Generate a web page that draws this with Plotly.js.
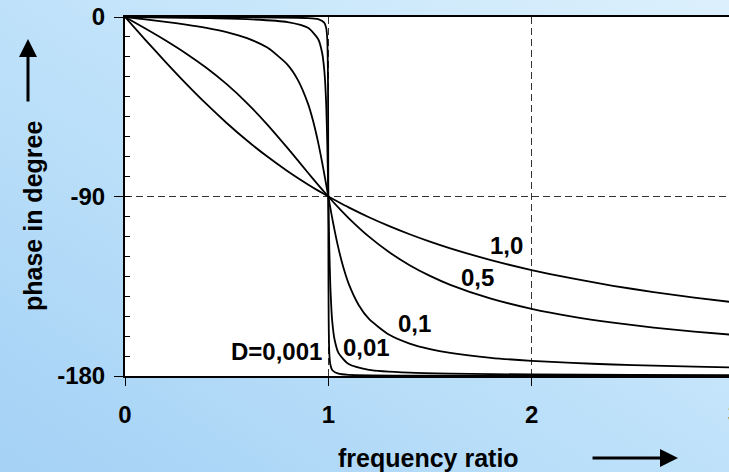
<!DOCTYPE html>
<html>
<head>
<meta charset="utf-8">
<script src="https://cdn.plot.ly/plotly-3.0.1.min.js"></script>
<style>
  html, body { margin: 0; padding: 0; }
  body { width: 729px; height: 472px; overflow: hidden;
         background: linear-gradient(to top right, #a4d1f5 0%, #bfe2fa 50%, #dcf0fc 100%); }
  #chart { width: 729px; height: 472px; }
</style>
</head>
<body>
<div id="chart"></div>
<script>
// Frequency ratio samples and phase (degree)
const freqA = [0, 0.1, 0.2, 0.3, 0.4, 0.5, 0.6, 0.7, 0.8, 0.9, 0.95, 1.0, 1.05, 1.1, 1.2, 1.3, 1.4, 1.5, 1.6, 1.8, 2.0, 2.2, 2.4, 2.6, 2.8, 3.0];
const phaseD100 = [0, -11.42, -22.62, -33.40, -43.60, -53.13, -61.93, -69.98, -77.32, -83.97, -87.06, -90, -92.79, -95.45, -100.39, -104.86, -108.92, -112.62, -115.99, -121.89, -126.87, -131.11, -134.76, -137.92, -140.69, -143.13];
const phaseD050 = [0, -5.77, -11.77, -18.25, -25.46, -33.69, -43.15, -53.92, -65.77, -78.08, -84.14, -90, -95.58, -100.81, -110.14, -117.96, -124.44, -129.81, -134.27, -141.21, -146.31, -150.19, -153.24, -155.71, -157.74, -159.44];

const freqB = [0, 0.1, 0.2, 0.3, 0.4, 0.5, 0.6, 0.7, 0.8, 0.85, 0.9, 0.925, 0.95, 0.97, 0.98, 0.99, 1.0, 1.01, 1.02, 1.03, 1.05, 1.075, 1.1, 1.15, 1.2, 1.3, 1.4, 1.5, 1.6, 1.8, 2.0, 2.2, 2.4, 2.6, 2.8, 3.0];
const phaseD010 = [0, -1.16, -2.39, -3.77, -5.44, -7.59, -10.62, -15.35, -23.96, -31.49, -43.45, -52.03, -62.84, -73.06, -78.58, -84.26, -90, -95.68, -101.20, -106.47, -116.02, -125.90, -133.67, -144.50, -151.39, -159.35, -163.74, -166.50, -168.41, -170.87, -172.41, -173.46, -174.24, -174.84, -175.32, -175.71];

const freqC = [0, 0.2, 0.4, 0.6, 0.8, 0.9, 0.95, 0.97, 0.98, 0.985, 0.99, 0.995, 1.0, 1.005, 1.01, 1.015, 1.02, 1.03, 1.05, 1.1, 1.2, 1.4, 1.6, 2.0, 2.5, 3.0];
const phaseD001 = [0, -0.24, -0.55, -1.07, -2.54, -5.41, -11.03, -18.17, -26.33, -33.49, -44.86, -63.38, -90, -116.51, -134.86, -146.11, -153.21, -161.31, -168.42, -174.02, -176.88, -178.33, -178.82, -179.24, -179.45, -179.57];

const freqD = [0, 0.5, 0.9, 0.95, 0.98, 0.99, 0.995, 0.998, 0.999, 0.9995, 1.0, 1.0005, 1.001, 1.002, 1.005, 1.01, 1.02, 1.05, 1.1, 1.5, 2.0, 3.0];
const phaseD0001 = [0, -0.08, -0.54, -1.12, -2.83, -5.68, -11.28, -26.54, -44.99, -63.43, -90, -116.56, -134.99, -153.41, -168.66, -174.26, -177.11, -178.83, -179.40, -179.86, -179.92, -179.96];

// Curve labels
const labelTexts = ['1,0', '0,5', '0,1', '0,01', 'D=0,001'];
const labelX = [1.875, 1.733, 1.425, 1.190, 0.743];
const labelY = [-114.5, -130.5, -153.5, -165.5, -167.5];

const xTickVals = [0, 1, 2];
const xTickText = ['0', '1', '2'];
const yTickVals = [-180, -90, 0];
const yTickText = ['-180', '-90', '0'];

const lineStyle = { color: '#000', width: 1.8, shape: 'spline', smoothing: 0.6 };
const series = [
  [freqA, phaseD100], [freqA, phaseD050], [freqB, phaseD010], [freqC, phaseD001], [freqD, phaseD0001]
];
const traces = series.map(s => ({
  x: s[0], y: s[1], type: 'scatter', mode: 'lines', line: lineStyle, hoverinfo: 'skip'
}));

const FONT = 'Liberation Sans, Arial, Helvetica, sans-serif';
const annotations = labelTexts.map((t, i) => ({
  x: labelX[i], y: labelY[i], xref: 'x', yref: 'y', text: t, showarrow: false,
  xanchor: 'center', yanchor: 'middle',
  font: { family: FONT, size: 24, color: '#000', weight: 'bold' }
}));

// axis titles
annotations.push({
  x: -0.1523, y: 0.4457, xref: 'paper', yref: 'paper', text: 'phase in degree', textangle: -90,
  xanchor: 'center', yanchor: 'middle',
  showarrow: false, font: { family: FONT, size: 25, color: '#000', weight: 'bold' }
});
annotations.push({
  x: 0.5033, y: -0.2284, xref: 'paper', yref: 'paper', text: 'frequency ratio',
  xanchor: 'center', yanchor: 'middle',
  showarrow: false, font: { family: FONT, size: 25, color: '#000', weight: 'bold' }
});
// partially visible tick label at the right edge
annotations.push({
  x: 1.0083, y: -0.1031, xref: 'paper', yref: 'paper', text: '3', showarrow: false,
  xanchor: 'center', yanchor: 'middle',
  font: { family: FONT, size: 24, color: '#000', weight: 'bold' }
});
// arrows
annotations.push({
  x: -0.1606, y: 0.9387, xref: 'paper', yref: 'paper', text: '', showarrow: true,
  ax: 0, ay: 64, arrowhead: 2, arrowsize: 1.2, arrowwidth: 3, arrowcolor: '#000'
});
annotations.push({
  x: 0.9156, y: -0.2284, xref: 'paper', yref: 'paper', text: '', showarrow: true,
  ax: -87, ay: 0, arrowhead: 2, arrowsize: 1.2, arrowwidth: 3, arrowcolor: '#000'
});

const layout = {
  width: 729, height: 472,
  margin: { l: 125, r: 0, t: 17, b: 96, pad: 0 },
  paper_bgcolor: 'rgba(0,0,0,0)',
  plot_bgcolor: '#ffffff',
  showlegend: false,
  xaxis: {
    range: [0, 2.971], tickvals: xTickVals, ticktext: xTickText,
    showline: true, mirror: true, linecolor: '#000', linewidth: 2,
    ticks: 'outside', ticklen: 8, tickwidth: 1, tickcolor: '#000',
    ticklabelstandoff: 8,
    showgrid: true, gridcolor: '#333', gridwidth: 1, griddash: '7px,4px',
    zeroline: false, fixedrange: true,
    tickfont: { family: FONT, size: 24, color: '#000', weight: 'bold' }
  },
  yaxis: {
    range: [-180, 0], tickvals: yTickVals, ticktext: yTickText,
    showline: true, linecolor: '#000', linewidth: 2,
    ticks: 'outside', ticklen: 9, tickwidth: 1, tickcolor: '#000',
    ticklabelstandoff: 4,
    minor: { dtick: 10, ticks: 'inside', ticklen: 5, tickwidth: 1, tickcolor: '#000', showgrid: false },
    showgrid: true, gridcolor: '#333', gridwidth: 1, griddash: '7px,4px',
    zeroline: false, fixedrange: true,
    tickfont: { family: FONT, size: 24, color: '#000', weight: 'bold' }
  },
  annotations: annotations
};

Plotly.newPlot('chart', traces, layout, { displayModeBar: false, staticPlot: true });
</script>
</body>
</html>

◆ ◆ ◆ ◆ ◆ ◆ ◆

Omit the pictures and reproduce the listing exactly.

## WRITTEN RESPONSE:
Generate a web page that draws this with Plotly.js.
<!DOCTYPE html>
<html>
<head>
<meta charset="utf-8">
<script src="https://cdn.plot.ly/plotly-3.0.1.min.js"></script>
<style>
  html, body { margin: 0; padding: 0; }
  body { width: 729px; height: 472px; overflow: hidden;
         background: linear-gradient(to top right, #a4d1f5 0%, #bfe2fa 50%, #dcf0fc 100%); }
  #chart { width: 729px; height: 472px; }
</style>
</head>
<body>
<div id="chart"></div>
<script>
// Frequency ratio samples and phase (degree)
const freqA = [0, 0.1, 0.2, 0.3, 0.4, 0.5, 0.6, 0.7, 0.8, 0.9, 0.95, 1.0, 1.05, 1.1, 1.2, 1.3, 1.4, 1.5, 1.6, 1.8, 2.0, 2.2, 2.4, 2.6, 2.8, 3.0];
const phaseD100 = [0, -11.42, -22.62, -33.40, -43.60, -53.13, -61.93, -69.98, -77.32, -83.97, -87.06, -90, -92.79, -95.45, -100.39, -104.86, -108.92, -112.62, -115.99, -121.89, -126.87, -131.11, -134.76, -137.92, -140.69, -143.13];
const phaseD050 = [0, -5.77, -11.77, -18.25, -25.46, -33.69, -43.15, -53.92, -65.77, -78.08, -84.14, -90, -95.58, -100.81, -110.14, -117.96, -124.44, -129.81, -134.27, -141.21, -146.31, -150.19, -153.24, -155.71, -157.74, -159.44];

const freqB = [0, 0.1, 0.2, 0.3, 0.4, 0.5, 0.6, 0.7, 0.8, 0.85, 0.9, 0.925, 0.95, 0.97, 0.98, 0.99, 1.0, 1.01, 1.02, 1.03, 1.05, 1.075, 1.1, 1.15, 1.2, 1.3, 1.4, 1.5, 1.6, 1.8, 2.0, 2.2, 2.4, 2.6, 2.8, 3.0];
const phaseD010 = [0, -1.16, -2.39, -3.77, -5.44, -7.59, -10.62, -15.35, -23.96, -31.49, -43.45, -52.03, -62.84, -73.06, -78.58, -84.26, -90, -95.68, -101.20, -106.47, -116.02, -125.90, -133.67, -144.50, -151.39, -159.35, -163.74, -166.50, -168.41, -170.87, -172.41, -173.46, -174.24, -174.84, -175.32, -175.71];

const freqC = [0, 0.2, 0.4, 0.6, 0.8, 0.9, 0.95, 0.97, 0.98, 0.985, 0.99, 0.995, 1.0, 1.005, 1.01, 1.015, 1.02, 1.03, 1.05, 1.1, 1.2, 1.4, 1.6, 2.0, 2.5, 3.0];
const phaseD001 = [0, -0.24, -0.55, -1.07, -2.54, -5.41, -11.03, -18.17, -26.33, -33.49, -44.86, -63.38, -90, -116.51, -134.86, -146.11, -153.21, -161.31, -168.42, -174.02, -176.88, -178.33, -178.82, -179.24, -179.45, -179.57];

const freqD = [0, 0.5, 0.9, 0.95, 0.98, 0.99, 0.995, 0.998, 0.999, 0.9995, 1.0, 1.0005, 1.001, 1.002, 1.005, 1.01, 1.02, 1.05, 1.1, 1.5, 2.0, 3.0];
const phaseD0001 = [0, -0.08, -0.54, -1.12, -2.83, -5.68, -11.28, -26.54, -44.99, -63.43, -90, -116.56, -134.99, -153.41, -168.66, -174.26, -177.11, -178.83, -179.40, -179.86, -179.92, -179.96];

// Curve labels
const labelTexts = ['1,0', '0,5', '0,1', '0,01', 'D=0,001'];
const labelX = [1.875, 1.733, 1.425, 1.190, 0.743];
const labelY = [-114.5, -130.5, -153.5, -165.5, -167.5];

const xTickVals = [0, 1, 2];
const xTickText = ['0', '1', '2'];
const yTickVals = [-180, -90, 0];
const yTickText = ['-180', '-90', '0'];

const lineStyle = { color: '#000', width: 1.8, shape: 'spline', smoothing: 0.6 };
const series = [
  [freqA, phaseD100], [freqA, phaseD050], [freqB, phaseD010], [freqC, phaseD001], [freqD, phaseD0001]
];
const traces = series.map(s => ({
  x: s[0], y: s[1], type: 'scatter', mode: 'lines', line: lineStyle, hoverinfo: 'skip'
}));

const FONT = 'Liberation Sans, Arial, Helvetica, sans-serif';
const annotations = labelTexts.map((t, i) => ({
  x: labelX[i], y: labelY[i], xref: 'x', yref: 'y', text: t, showarrow: false,
  xanchor: 'center', yanchor: 'middle',
  font: { family: FONT, size: 24, color: '#000', weight: 'bold' }
}));

// axis titles
annotations.push({
  x: -0.1523, y: 0.4457, xref: 'paper', yref: 'paper', text: 'phase in degree', textangle: -90,
  xanchor: 'center', yanchor: 'middle',
  showarrow: false, font: { family: FONT, size: 25, color: '#000', weight: 'bold' }
});
annotations.push({
  x: 0.5033, y: -0.2284, xref: 'paper', yref: 'paper', text: 'frequency ratio',
  xanchor: 'center', yanchor: 'middle',
  showarrow: false, font: { family: FONT, size: 25, color: '#000', weight: 'bold' }
});
// partially visible tick label at the right edge
annotations.push({
  x: 1.0083, y: -0.1031, xref: 'paper', yref: 'paper', text: '3', showarrow: false,
  xanchor: 'center', yanchor: 'middle',
  font: { family: FONT, size: 24, color: '#000', weight: 'bold' }
});
// arrows
annotations.push({
  x: -0.1606, y: 0.9387, xref: 'paper', yref: 'paper', text: '', showarrow: true,
  ax: 0, ay: 64, arrowhead: 2, arrowsize: 1.2, arrowwidth: 3, arrowcolor: '#000'
});
annotations.push({
  x: 0.9156, y: -0.2284, xref: 'paper', yref: 'paper', text: '', showarrow: true,
  ax: -87, ay: 0, arrowhead: 2, arrowsize: 1.2, arrowwidth: 3, arrowcolor: '#000'
});

const layout = {
  width: 729, height: 472,
  margin: { l: 125, r: 0, t: 17, b: 96, pad: 0 },
  paper_bgcolor: 'rgba(0,0,0,0)',
  plot_bgcolor: '#ffffff',
  showlegend: false,
  xaxis: {
    range: [0, 2.971], tickvals: xTickVals, ticktext: xTickText,
    showline: true, mirror: true, linecolor: '#000', linewidth: 2,
    ticks: 'outside', ticklen: 8, tickwidth: 1, tickcolor: '#000',
    ticklabelstandoff: 8,
    showgrid: true, gridcolor: '#333', gridwidth: 1, griddash: '7px,4px',
    zeroline: false, fixedrange: true,
    tickfont: { family: FONT, size: 24, color: '#000', weight: 'bold' }
  },
  yaxis: {
    range: [-180, 0], tickvals: yTickVals, ticktext: yTickText,
    showline: true, linecolor: '#000', linewidth: 2,
    ticks: 'outside', ticklen: 9, tickwidth: 1, tickcolor: '#000',
    ticklabelstandoff: 4,
    minor: { dtick: 10, ticks: 'inside', ticklen: 5, tickwidth: 1, tickcolor: '#000', showgrid: false },
    showgrid: true, gridcolor: '#333', gridwidth: 1, griddash: '7px,4px',
    zeroline: false, fixedrange: true,
    tickfont: { family: FONT, size: 24, color: '#000', weight: 'bold' }
  },
  annotations: annotations
};

Plotly.newPlot('chart', traces, layout, { displayModeBar: false, staticPlot: true });
</script>
</body>
</html>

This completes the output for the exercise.